Lifewatch: Why we cry

Reported by Claire Hosmann - bio|email
Posted by Debra Worley - email

(WECT) - Crying is an emotional response to something negative or positive in your life, but one scientist believes tears can act as a handicap to show you've lowered your defenses.

In the journal Evolutionary Psychology, biologist Oren Hasson suggest blurring vision caused by tears can show a side of submission, a cry for help.

But, NOVA marriage and family therapist professor Dr.
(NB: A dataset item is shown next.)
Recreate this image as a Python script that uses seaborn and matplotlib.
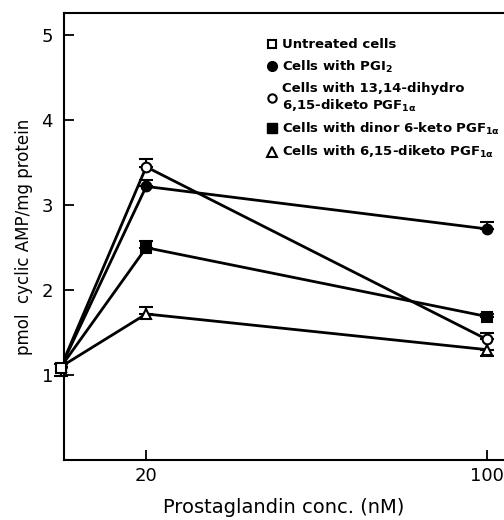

Debra Ann Nixon is skeptical about Hasson's theory.

"I've seen people in tears still defend themselves, so I'm not so certain about the novelty," said Nixon.

Hasson also points out how crying signals vulnerability, a strategy that could bring people closer to you.

"Even in court situations, or even in therapy, which is my field, when people cry, it tends to make everybody feel sad for them, more sensitive, more open, more empathetic to their situations," said Nixon.

Nixon says while the debate over whether crying is an evolved or learned behavior continues, she believes it is cultural and individual.

"In adults, it's a sign of weakness, but that's cultural," said Nixon.  "In some cultures, it is admirable to be emotional."

Crying is a behavior researchers suggest help carry stressful chemicals away from the body.  It is a simple, yet complex response scientists are still trying to figure out.

Scientists also say that crying relieves stress, reduces hormone and chemicals levels, and helps us return to a calm state.